Set down the full listing exactly as given. Any pictures are to be left out.

=== DATA PROVIDED ===

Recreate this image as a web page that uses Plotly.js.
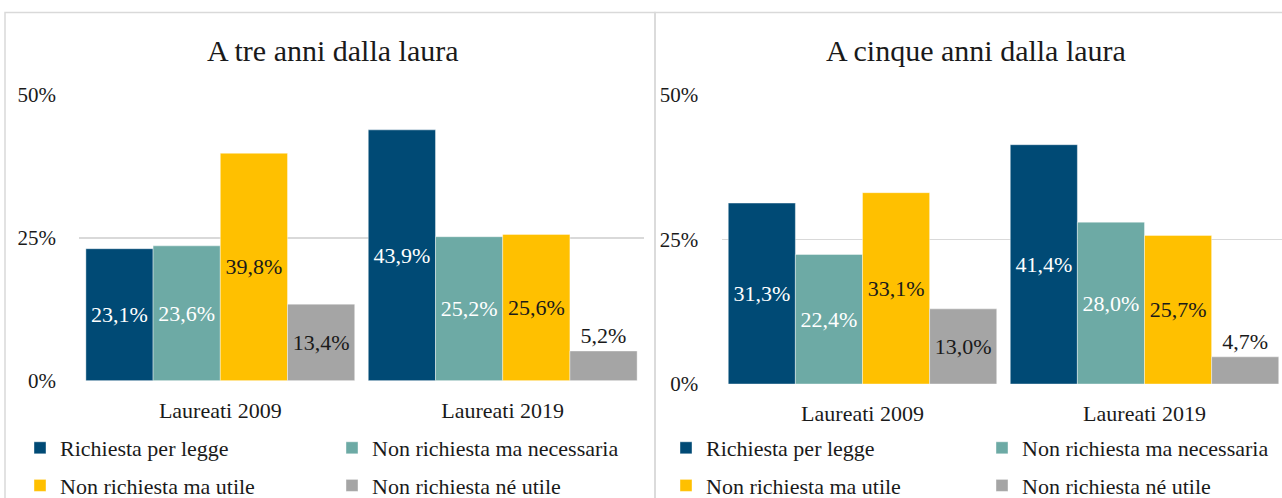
<!DOCTYPE html>
<html>
<head>
<meta charset="utf-8">
<script src="https://cdn.plot.ly/plotly-3.0.1.min.js"></script>
<style>
html,body{margin:0;padding:0;background:#fff;}
#chart{width:1282px;height:498px;}
</style>
</head>
<body>
<div id="chart"></div>
<script>
// ---- data ----
const categories = ['Laureati 2009', 'Laureati 2019'];
const seriesNames = ['Richiesta per legge', 'Non richiesta ma necessaria', 'Non richiesta ma utile', 'Non richiesta né utile'];
const treAnni_richiestaLegge = [23.1, 43.9];
const treAnni_necessaria = [23.6, 25.2];
const treAnni_utile = [39.8, 25.6];
const treAnni_neUtile = [13.4, 5.2];
const cinqueAnni_richiestaLegge = [31.3, 41.4];
const cinqueAnni_necessaria = [22.4, 28.0];
const cinqueAnni_utile = [33.1, 25.7];
const cinqueAnni_neUtile = [13.0, 4.7];
const panelTitles = ['A tre anni dalla laura', 'A cinque anni dalla laura'];
const yTickVals = [0, 25, 50];
const yTickText = ['0%', '25%', '50%'];

// ---- styles ----
const colors = ['#004A75', '#6DAAA5', '#FFC000', '#A5A5A5'];
const labelColors = ['#ffffff', '#ffffff', '#1a1a1a', '#1a1a1a'];
const FONT = '"Liberation Serif", "DejaVu Serif", "Times New Roman", serif';
const W = 1282, H = 498;
const px = v => v / W;
const py = v => 1 - v / H;

const leftSeries = [treAnni_richiestaLegge, treAnni_necessaria, treAnni_utile, treAnni_neUtile];
const rightSeries = [cinqueAnni_richiestaLegge, cinqueAnni_necessaria, cinqueAnni_utile, cinqueAnni_neUtile];
// legend assignment: column 1 = series 0,2 ; column 2 = series 1,3
const leftLegends = ['legend', 'legend2', 'legend', 'legend2'];
const rightLegends = ['legend3', 'legend4', 'legend3', 'legend4'];

function makeTrace(vals, i, xa, ya, legendId, grp) {
  return {
    type: 'bar',
    x: categories,
    y: vals,
    name: seriesNames[i],
    xaxis: xa, yaxis: ya,
    legend: legendId,
    legendgroup: grp + i,
    marker: {color: colors[i], line: {color: 'rgba(255,255,255,0.5)', width: 0.8}},
    texttemplate: '%{y:.1f}%',
    textposition: vals.map(v => v < 8 ? 'outside' : 'inside'),
    insidetextanchor: 'middle',
    constraintext: 'none',
    cliponaxis: false,
    textfont: {family: FONT, size: 22, color: vals.map(v => v < 8 ? '#1a1a1a' : labelColors[i])},
    hoverinfo: 'x+y+name'
  };
}

const data = [];
leftSeries.forEach((s, i) => data.push(makeTrace(s, i, 'x', 'y', leftLegends[i], 'L')));
rightSeries.forEach((s, i) => data.push(makeTrace(s, i, 'x2', 'y2', rightLegends[i], 'R')));

const xCommon = {
  type: 'category',
  showgrid: false, zeroline: false, showline: false,
  ticks: 'outside', ticklen: 10, tickcolor: 'rgba(0,0,0,0)',
  tickfont: {family: FONT, size: 22, color: '#1a1a1a'},
  fixedrange: true
};
const yCommon = {
  range: [0, 50],
  tickmode: 'array',
  tickvals: yTickVals,
  ticktext: yTickText,
  showgrid: true, gridcolor: '#d9d9d9', gridwidth: 1.6,
  zeroline: false, showline: false,
  ticks: 'outside', ticklen: 18, tickcolor: 'rgba(0,0,0,0)',
  tickfont: {family: FONT, size: 21, color: '#1a1a1a'},
  fixedrange: true
};

const legendCommon = {
  orientation: 'v',
  xanchor: 'left', yanchor: 'top',
  y: py(427),
  font: {family: FONT, size: 22, color: '#1a1a1a'},
  tracegroupgap: 6,
  bgcolor: 'rgba(0,0,0,0)',
  borderwidth: 0,
  itemclick: false, itemdoubleclick: false
};

const layout = {
  width: W, height: H,
  margin: {l: 0, r: 0, t: 0, b: 0, pad: 0, autoexpand: false},
  paper_bgcolor: '#ffffff',
  plot_bgcolor: 'rgba(0,0,0,0)',
  separators: ',.',
  barmode: 'group',
  bargap: 0.048,
  bargroupgap: 0,
  font: {family: FONT, color: '#1a1a1a'},
  xaxis: Object.assign({}, xCommon, {domain: [px(79.1), px(643.9)], anchor: 'y', range: [-0.5, 1.5]}),
  yaxis: Object.assign({}, yCommon, {domain: [py(380.7), py(95)], anchor: 'x'}),
  xaxis2: Object.assign({}, xCommon, {domain: [px(721.5), 1], anchor: 'y2', range: [-0.5, 1.4876]}),
  yaxis2: Object.assign({}, yCommon, {domain: [py(384), py(95)], anchor: 'x2'}),
  legend: Object.assign({}, legendCommon, {x: px(20)}),
  legend2: Object.assign({}, legendCommon, {x: px(332)}),
  legend3: Object.assign({}, legendCommon, {x: px(666)}),
  legend4: Object.assign({}, legendCommon, {x: px(982)}),
  annotations: [
    {text: panelTitles[0], xref: 'paper', yref: 'paper', x: px(333), y: py(50), xanchor: 'center', yanchor: 'middle',
     showarrow: false, font: {family: FONT, size: 30, color: '#1a1a1a'}},
    {text: panelTitles[1], xref: 'paper', yref: 'paper', x: px(976), y: py(50), xanchor: 'center', yanchor: 'middle',
     showarrow: false, font: {family: FONT, size: 30, color: '#1a1a1a'}}
  ],
  shapes: [
    {type: 'rect', xref: 'paper', yref: 'paper', x0: px(5), x1: px(655), y0: -0.2, y1: py(12.5),
     line: {color: '#d9d9d9', width: 1.5}, fillcolor: 'rgba(0,0,0,0)', layer: 'below'},
    {type: 'rect', xref: 'paper', yref: 'paper', x0: px(655), x1: 1.05, y0: -0.2, y1: py(12.5),
     line: {color: '#d9d9d9', width: 1.5}, fillcolor: 'rgba(0,0,0,0)', layer: 'below'}
  ],
  showlegend: true
};

Plotly.newPlot('chart', data, layout, {displayModeBar: false, staticPlot: true});
</script>
</body>
</html>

===

### REPLY
Recreate this image as a web page that uses Plotly.js.
<!DOCTYPE html>
<html>
<head>
<meta charset="utf-8">
<script src="https://cdn.plot.ly/plotly-3.0.1.min.js"></script>
<style>
html,body{margin:0;padding:0;background:#fff;}
#chart{width:1282px;height:498px;}
</style>
</head>
<body>
<div id="chart"></div>
<script>
// ---- data ----
const categories = ['Laureati 2009', 'Laureati 2019'];
const seriesNames = ['Richiesta per legge', 'Non richiesta ma necessaria', 'Non richiesta ma utile', 'Non richiesta né utile'];
const treAnni_richiestaLegge = [23.1, 43.9];
const treAnni_necessaria = [23.6, 25.2];
const treAnni_utile = [39.8, 25.6];
const treAnni_neUtile = [13.4, 5.2];
const cinqueAnni_richiestaLegge = [31.3, 41.4];
const cinqueAnni_necessaria = [22.4, 28.0];
const cinqueAnni_utile = [33.1, 25.7];
const cinqueAnni_neUtile = [13.0, 4.7];
const panelTitles = ['A tre anni dalla laura', 'A cinque anni dalla laura'];
const yTickVals = [0, 25, 50];
const yTickText = ['0%', '25%', '50%'];

// ---- styles ----
const colors = ['#004A75', '#6DAAA5', '#FFC000', '#A5A5A5'];
const labelColors = ['#ffffff', '#ffffff', '#1a1a1a', '#1a1a1a'];
const FONT = '"Liberation Serif", "DejaVu Serif", "Times New Roman", serif';
const W = 1282, H = 498;
const px = v => v / W;
const py = v => 1 - v / H;

const leftSeries = [treAnni_richiestaLegge, treAnni_necessaria, treAnni_utile, treAnni_neUtile];
const rightSeries = [cinqueAnni_richiestaLegge, cinqueAnni_necessaria, cinqueAnni_utile, cinqueAnni_neUtile];
// legend assignment: column 1 = series 0,2 ; column 2 = series 1,3
const leftLegends = ['legend', 'legend2', 'legend', 'legend2'];
const rightLegends = ['legend3', 'legend4', 'legend3', 'legend4'];

function makeTrace(vals, i, xa, ya, legendId, grp) {
  return {
    type: 'bar',
    x: categories,
    y: vals,
    name: seriesNames[i],
    xaxis: xa, yaxis: ya,
    legend: legendId,
    legendgroup: grp + i,
    marker: {color: colors[i], line: {color: 'rgba(255,255,255,0.5)', width: 0.8}},
    texttemplate: '%{y:.1f}%',
    textposition: vals.map(v => v < 8 ? 'outside' : 'inside'),
    insidetextanchor: 'middle',
    constraintext: 'none',
    cliponaxis: false,
    textfont: {family: FONT, size: 22, color: vals.map(v => v < 8 ? '#1a1a1a' : labelColors[i])},
    hoverinfo: 'x+y+name'
  };
}

const data = [];
leftSeries.forEach((s, i) => data.push(makeTrace(s, i, 'x', 'y', leftLegends[i], 'L')));
rightSeries.forEach((s, i) => data.push(makeTrace(s, i, 'x2', 'y2', rightLegends[i], 'R')));

const xCommon = {
  type: 'category',
  showgrid: false, zeroline: false, showline: false,
  ticks: 'outside', ticklen: 10, tickcolor: 'rgba(0,0,0,0)',
  tickfont: {family: FONT, size: 22, color: '#1a1a1a'},
  fixedrange: true
};
const yCommon = {
  range: [0, 50],
  tickmode: 'array',
  tickvals: yTickVals,
  ticktext: yTickText,
  showgrid: true, gridcolor: '#d9d9d9', gridwidth: 1.6,
  zeroline: false, showline: false,
  ticks: 'outside', ticklen: 18, tickcolor: 'rgba(0,0,0,0)',
  tickfont: {family: FONT, size: 21, color: '#1a1a1a'},
  fixedrange: true
};

const legendCommon = {
  orientation: 'v',
  xanchor: 'left', yanchor: 'top',
  y: py(427),
  font: {family: FONT, size: 22, color: '#1a1a1a'},
  tracegroupgap: 6,
  bgcolor: 'rgba(0,0,0,0)',
  borderwidth: 0,
  itemclick: false, itemdoubleclick: false
};

const layout = {
  width: W, height: H,
  margin: {l: 0, r: 0, t: 0, b: 0, pad: 0, autoexpand: false},
  paper_bgcolor: '#ffffff',
  plot_bgcolor: 'rgba(0,0,0,0)',
  separators: ',.',
  barmode: 'group',
  bargap: 0.048,
  bargroupgap: 0,
  font: {family: FONT, color: '#1a1a1a'},
  xaxis: Object.assign({}, xCommon, {domain: [px(79.1), px(643.9)], anchor: 'y', range: [-0.5, 1.5]}),
  yaxis: Object.assign({}, yCommon, {domain: [py(380.7), py(95)], anchor: 'x'}),
  xaxis2: Object.assign({}, xCommon, {domain: [px(721.5), 1], anchor: 'y2', range: [-0.5, 1.4876]}),
  yaxis2: Object.assign({}, yCommon, {domain: [py(384), py(95)], anchor: 'x2'}),
  legend: Object.assign({}, legendCommon, {x: px(20)}),
  legend2: Object.assign({}, legendCommon, {x: px(332)}),
  legend3: Object.assign({}, legendCommon, {x: px(666)}),
  legend4: Object.assign({}, legendCommon, {x: px(982)}),
  annotations: [
    {text: panelTitles[0], xref: 'paper', yref: 'paper', x: px(333), y: py(50), xanchor: 'center', yanchor: 'middle',
     showarrow: false, font: {family: FONT, size: 30, color: '#1a1a1a'}},
    {text: panelTitles[1], xref: 'paper', yref: 'paper', x: px(976), y: py(50), xanchor: 'center', yanchor: 'middle',
     showarrow: false, font: {family: FONT, size: 30, color: '#1a1a1a'}}
  ],
  shapes: [
    {type: 'rect', xref: 'paper', yref: 'paper', x0: px(5), x1: px(655), y0: -0.2, y1: py(12.5),
     line: {color: '#d9d9d9', width: 1.5}, fillcolor: 'rgba(0,0,0,0)', layer: 'below'},
    {type: 'rect', xref: 'paper', yref: 'paper', x0: px(655), x1: 1.05, y0: -0.2, y1: py(12.5),
     line: {color: '#d9d9d9', width: 1.5}, fillcolor: 'rgba(0,0,0,0)', layer: 'below'}
  ],
  showlegend: true
};

Plotly.newPlot('chart', data, layout, {displayModeBar: false, staticPlot: true});
</script>
</body>
</html>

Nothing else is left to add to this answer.